たとえば、模型類の無線遠隔操作を行うラジコン用発振器やワイヤレスマイクなどが該当します。
- 市民ラジオの無線局
26.9MHz~27.2MHzまでの周波数帯の電波の中で、総務省令で定める電波の型式および、周波数の電波のみを使用する。かつ、空中線電力が0.5W以下で、技術基準適合証明を受けた無線設備のみを使用する無線局が該当します。
- 小電力の特定の用途に使用する無線局
- コードレス電話
- 小電力セキュリティシステム
- 小電力データ通信システム
- デジタルコードレス電話
- PHSの陸上移動局
- 狭域通信システム(DSRC)の陸上移動局
- ワイヤレスカードシステム
- 特定小電力無線局等
特定の用途および目的の無線局であり次の条件をクリアするもの。
- 空中線電力が1W以下であること
- 総務省令で定める電波の型式、周波数を使用すること
- 呼出符号または呼出信号を自動的に送信し、または受信する機能や混信防止機能を持ち、他の無線局の運用に妨害を与えないものであること
- 技術基準適合証明を受けた無線設備だけを使用するものであること
免許が与えられない場合
無線局の免許は総務大臣に申請すれば、だれでも免許を与えられるものではありません。無線局の免許が与えられない場合は、大きく分けて2つあります。
外国性の排除
電波は有限で希少な資源であるため、だれでもが電波利用の申請をしたからといって、周波数を割り当ててしまうと、電波資源が枯渇してしまいます。そのため、外国性のある者にまで利用を認める余裕はありません。まずは日本国民や日本企業の需要を満たす必要があります。
該当する者は以下の通りです。
- 日本の国籍を有しない人
- 外国政府またはその代表者
- 外国の法人または団体
- 法人または団体であって、前三号に掲げる者がその代表者であるものまたはこれらの者がその役員の三分の一以上もしくは議決権の三分の一以上を占めるもの
反社会性の排除
電波法や放送法に規定する罪を犯し罰金以上の刑に処せられ、その執行が終わり、またはその執行を受けることがなくなった日から2年を経過しない人。無線局の免許の取り消しを受け、その取り消しの日から2年を経過しない者に対しても、免許を与えないことがあります。

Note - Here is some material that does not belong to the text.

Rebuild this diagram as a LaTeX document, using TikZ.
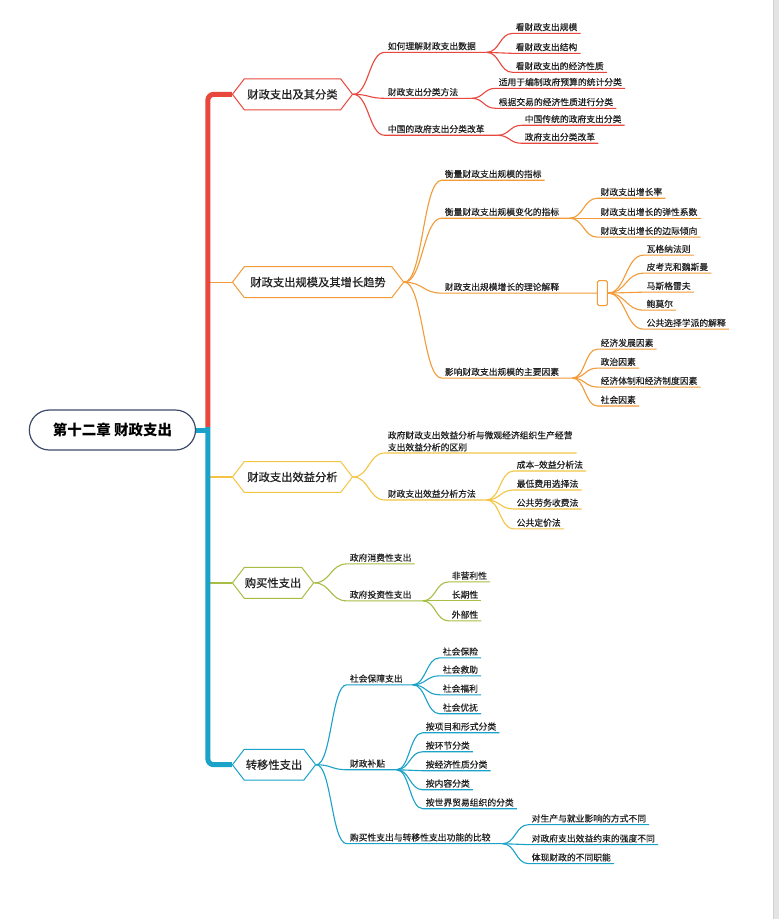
\documentclass[tikz,border=0pt]{standalone}
\usepackage{fontspec}
\setmainfont{Noto Sans CJK SC}
\newfontfamily\leaffont[FakeBold=0.35]{Noto Sans CJK SC}
\newfontfamily\mainfont[FakeBold=0.6]{Noto Sans CJK SC}
\usetikzlibrary{shapes.symbols,shapes.misc,calc}
\definecolor{cred}{HTML}{E8473D}
\definecolor{corange}{HTML}{F39B36}
\definecolor{cyellow}{HTML}{F4C544}
\definecolor{cgreen}{HTML}{A7BE45}
\definecolor{cblue}{HTML}{1AA2C8}
\definecolor{croot}{HTML}{3E4A6A}
\definecolor{ctext}{HTML}{222222}
\definecolor{cgray}{HTML}{E4E4E4}
\definecolor{cgrayd}{HTML}{D2D2D2}
\pgfdeclarelayer{bg}
\pgfsetlayers{bg,main}
\tikzset{
  curv/.style={to path={let \p1=(\tikztostart), \p2=(\tikztotarget), \n1={0.5*(\x2-\x1)} in .. controls +(\n1,0) and +(-\n1,0) .. (\tikztotarget) \tikztonodes}},
  lbl/.style={anchor=south west, inner xsep=3pt, inner ysep=1.5pt, text height=7pt, text depth=1.2pt, font=\leaffont\fontsize{8.8}{10.5}\selectfont, text=ctext},
  lblml/.style={anchor=south west, inner xsep=3pt, inner ysep=1.5pt, align=left, font=\leaffont\fontsize{8.8}{12}\selectfont, text=ctext},
  hexn/.style={signal, signal to=east and west, signal from=nowhere, signal pointer angle=105, draw, fill=white, line width=1pt, minimum height=31pt, inner xsep=3pt, anchor=west, font=\mainfont\fontsize{11.3}{13}\selectfont, text=ctext},
  rootn/.style={rounded rectangle, draw=croot, line width=1.2pt, fill=white, minimum width=173pt, minimum height=40pt, font=\bfseries\fontsize{14.5}{16}\selectfont, text=black},
  emptyn/.style={draw=corange, fill=white, line width=1pt, minimum width=10pt, minimum height=25pt, rounded corners=1.5pt, inner sep=0pt},
  ln/.style={line width=1.1pt},
  spine/.style={line width=5pt, rounded corners=6pt},
}
\begin{document}
\begin{tikzpicture}[x=1pt,y=-1pt]
\begin{pgfonlayer}{bg}
\fill[white] (0,0) rectangle (780,919);
\fill[cgray] (774,0) rectangle (780,919);
\draw[cgrayd, line width=0.8pt] (774.4,0) -- (774.4,919);
\end{pgfonlayer}
\path[use as bounding box] (0,0) rectangle (780,919);

% spine coordinates
\coordinate (sp) at (208,427);
\coordinate (s2) at (208,282);
\coordinate (s3) at (208,477);
\coordinate (s4) at (208,583);
\coordinate (sr) at (210,430);

% root and main nodes
\node[rootn] (root) at (112.5,430) {第十二章 财政支出};
\node[hexn, draw=cred] (m1) at (232,94) {财政支出及其分类};
\node[hexn, draw=corange, inner xsep=6pt] (m2) at (232,282) {财政支出规模及其增长趋势};
\node[hexn, draw=cyellow] (m3) at (232,477) {财政支出效益分析};
\node[hexn, draw=cgreen, inner xsep=0.5pt] (m4) at (232,583) {购买性支出};
\node[hexn, draw=cblue, inner xsep=1.5pt] (m5) at (232,765) {转移性支出};

% branch 1
\node[lbl] (a1) at (385,52) {如何理解财政支出数据};
\coordinate (h1a) at (487,52);
\node[lbl] (a1a) at (513,33) {看财政支出规模};
\node[lbl] (a1b) at (513,53) {看财政支出结构};
\node[lbl] (a1c) at (513,72) {看财政支出的经济性质};
\node[lbl] (a2) at (385,98) {财政支出分类方法};
\coordinate (h1b) at (472,98);
\node[lbl] (a2a) at (496,88) {适用于编制政府预算的统计分类};
\node[lbl] (a2b) at (496,108) {根据交易的经济性质进行分类};
\node[lbl] (a3) at (385,135) {中国的政府支出分类改革};
\coordinate (h1c) at (498,135);
\node[lbl] (a3a) at (522,125) {中国传统的政府支出分类};
\node[lbl] (a3b) at (522,143) {政府支出分类改革};

% branch 2
\node[lbl] (b1) at (442,180) {衡量财政支出规模的指标};
\node[lbl] (b2) at (442,218) {衡量财政支出规模变化的指标};
\coordinate (h2b) at (570,218);
\node[lbl] (b2a) at (598,198) {财政支出增长率};
\node[lbl] (b2b) at (598,218) {财政支出增长的弹性系数};
\node[lbl] (b2c) at (598,237) {财政支出增长的边际倾向};
\node[lbl] (b3) at (442,293) {财政支出规模增长的理论解释};
\node[emptyn] (r) at (603,293) {};
\node[lbl] (b3a) at (644,255) {瓦格纳法则};
\node[lbl] (b3b) at (644,273) {皮考克和魏斯曼};
\node[lbl] (b3c) at (644,292) {马斯格雷夫};
\node[lbl] (b3d) at (644,310) {鲍莫尔};
\node[lbl] (b3e) at (644,329) {公共选择学派的解释};
\node[lbl] (b4) at (442,378) {影响财政支出规模的主要因素};
\coordinate (h2d) at (573,378);
\node[lbl] (b4a) at (598,349) {经济发展因素};
\node[lbl] (b4b) at (598,368) {政治因素};
\node[lbl] (b4c) at (598,387) {经济体制和经济制度因素};
\node[lbl] (b4d) at (598,406) {社会因素};

% branch 3
\node[lblml] (c1) at (385,453) {政府财政支出效益分析与微观经济组织生产经营\\支出效益分析的区别};
\coordinate (h3a) at (577,453);
\node[lbl] (c2) at (385,500) {财政支出效益分析方法};
\coordinate (h3b) at (487,500);
\node[lbl] (c2a) at (514,471) {成本–效益分析法};
\node[lbl] (c2b) at (514,490) {最低费用选择法};
\node[lbl] (c2c) at (514,509) {公共劳务收费法};
\node[lbl] (c2d) at (514,529) {公共定价法};

% branch 4
\node[lbl] (d1) at (347,564) {政府消费性支出};
\node[lbl] (d2) at (347,601) {政府投资性支出};
\coordinate (h4b) at (423,601);
\node[lbl] (d2a) at (449,582) {非营利性};
\node[lbl] (d2b) at (449,601) {长期性};
\node[lbl] (d2c) at (449,621) {外部性};

% branch 5
\node[lbl] (e1) at (347,685) {社会保障支出};
\coordinate (h5a) at (413,685);
\node[lbl] (e1a) at (440,658) {社会保险};
\node[lbl] (e1b) at (440,676) {社会救助};
\node[lbl] (e1c) at (440,695) {社会福利};
\node[lbl] (e1d) at (440,714) {社会优抚};
\node[lbl] (e2) at (347,770) {财政补贴};
\coordinate (h5b) at (397,770);
\node[lbl] (e2a) at (423,733) {按项目和形式分类};
\node[lbl] (e2b) at (423,752) {按环节分类};
\node[lbl] (e2c) at (423,771) {按经济性质分类};
\node[lbl] (e2d) at (423,790) {按内容分类};
\node[lbl] (e2e) at (423,809) {按世界贸易组织的分类};
\node[lbl] (e3) at (347,844) {购买性支出与转移性支出功能的比较};
\coordinate (h5c) at (503,844);
\node[lbl] (e3a) at (529,825) {对生产与就业影响的方式不同};
\node[lbl] (e3b) at (529,845) {对政府支出效益约束的强度不同};
\node[lbl] (e3c) at (529,864) {体现财政的不同职能};

\begin{pgfonlayer}{bg}
% stubs and spine
\draw[corange, line width=1.3pt] (s2) -- (m2.west);
\draw[cyellow, line width=1.3pt] (s3) -- (m3.west);
\draw[cgreen, line width=1.3pt] (s4) -- (m4.west);
\draw[cblue, line width=5pt] (root.east) -- (sr);
\draw[cred, spine] (m1.west) -| (sp);
\draw[cblue, spine] (sp) |- (m5.west);

% branch 1
\draw[cred, ln] (m1.east) to[curv] (a1.south west) -- (h1a);
\draw[cred, ln] (m1.east) to[curv] (a2.south west) -- (h1b);
\draw[cred, ln] (m1.east) to[curv] (a3.south west) -- (h1c);
\foreach \c in {a1a,a1b,a1c}{\draw[cred, ln] (h1a) to[curv] (\c.south west) -- (\c.south east);}
\foreach \c in {a2a,a2b}{\draw[cred, ln] (h1b) to[curv] (\c.south west) -- (\c.south east);}
\foreach \c in {a3a,a3b}{\draw[cred, ln] (h1c) to[curv] (\c.south west) -- (\c.south east);}

% branch 2
\draw[corange, ln] (m2.east) to[curv] (b1.south west) -- (b1.south east);
\draw[corange, ln] (m2.east) to[curv] (b2.south west) -- (h2b);
\draw[corange, ln] (m2.east) to[curv] (b3.south west) -- (r.west);
\draw[corange, ln] (m2.east) to[curv] (b4.south west) -- (h2d);
\foreach \c in {b2a,b2b,b2c}{\draw[corange, ln] (h2b) to[curv] (\c.south west) -- (\c.south east);}
\foreach \c in {b3a,b3b,b3c,b3d,b3e}{\draw[corange, ln] (r.east) to[curv] (\c.south west) -- (\c.south east);}
\foreach \c in {b4a,b4b,b4c,b4d}{\draw[corange, ln] (h2d) to[curv] (\c.south west) -- (\c.south east);}

% branch 3
\draw[cyellow, ln] (m3.east) to[curv] (c1.south west) -- (h3a);
\draw[cyellow, ln] (m3.east) to[curv] (c2.south west) -- (h3b);
\foreach \c in {c2a,c2b,c2c,c2d}{\draw[cyellow, ln] (h3b) to[curv] (\c.south west) -- (\c.south east);}

% branch 4
\draw[cgreen, ln] (m4.east) to[curv] (d1.south west) -- (d1.south east);
\draw[cgreen, ln] (m4.east) to[curv] (d2.south west) -- (h4b);
\foreach \c in {d2a,d2b,d2c}{\draw[cgreen, ln] (h4b) to[curv] (\c.south west) -- (\c.south east);}

% branch 5
\draw[cblue, ln] (m5.east) to[curv] (e1.south west) -- (h5a);
\draw[cblue, ln] (m5.east) to[curv] (e2.south west) -- (h5b);
\draw[cblue, ln] (m5.east) to[curv] (e3.south west) -- (h5c);
\foreach \c in {e1a,e1b,e1c,e1d}{\draw[cblue, ln] (h5a) to[curv] (\c.south west) -- (\c.south east);}
\foreach \c in {e2a,e2b,e2c,e2d,e2e}{\draw[cblue, ln] (h5b) to[curv] (\c.south west) -- (\c.south east);}
\foreach \c in {e3a,e3b,e3c}{\draw[cblue, ln] (h5c) to[curv] (\c.south west) -- (\c.south east);}
\end{pgfonlayer}
\end{tikzpicture}
\end{document}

免許を与えるか否かは、申請者の情状によって総務大臣が判断します。
登録を受けられない場合
無線局の登録も免許と同じで総務大臣に申請すれば、だれでも登録を受けられるものではありません。無線局の登録が与えられない場合は、大きく分けて4つあります。
- 開設区域の厳守
登録局については、総務省令で定められた区域内に開設することが必須であり、この区域外での開設設置を希望する人に対して、登録が拒否できます。
- 虚偽申請などの排除
申請や添付書類の、重要な事項について虚偽の記載がある申請は、申告すべきところの記載が欠けているので、申請しても登録が拒否されます。
- 反社会性の排除
電波法や放送法に規定する罪を犯し、罰金以上の刑に処せられると執行されます。その執行を受けることがなくなった日から2年を経過しない人。無線局の登録の取り消しを受け、その取り消しの日から2年を経過しない者に対しては、登録が拒否されることがあります。登録ができるか否かは、申請者の情状によって総務大臣が判断します。
- その他
電波法第76条の2の2に基づき登録局の開設の禁止または運用の制限が行われている場合、周波数割り当て計画に適合しない場合、電波の適正な利用を妨害するおそれのある場合には、登録を拒否することがあります。
電波は有限な資源だからこそ、だれでもが免許や登録が受けられるものではありません。受けられないからと言って、不法電波をしてしまえば、法律に反するとして罰則されるおそれがありますので、注意が必要です。
不法電波はなぜ迷惑なのか?
免許を受けない不法無線局から発射される不法電波は、先ほどあげた消防の事案だけでなく警察や救急用無線を妨害することもあります。防災行政無線を妨害し、災害時の緊急通信を困難にさせるなど、私たち国民の人命を守るために必要な活動を妨害します。
さらに、鉄道の業務用無線を妨害することで、列車の運行の妨げです。私たちの生活に欠かすことができないスマートフォンや携帯電話の通信、テレビやラジオなどが妨害されることで、私たちの生活を脅かす行為は迷惑行為にあたります。
まとめ
電波を利用するには原則として、免許が必要です。不法無線局を開設したり、不法電波を発射すると、1年以下の懲役または100万円以下の罰金に処せられます。私たち日本国民の大切な希少資源である「電波」を大切に、ルールを守って使用しましょう。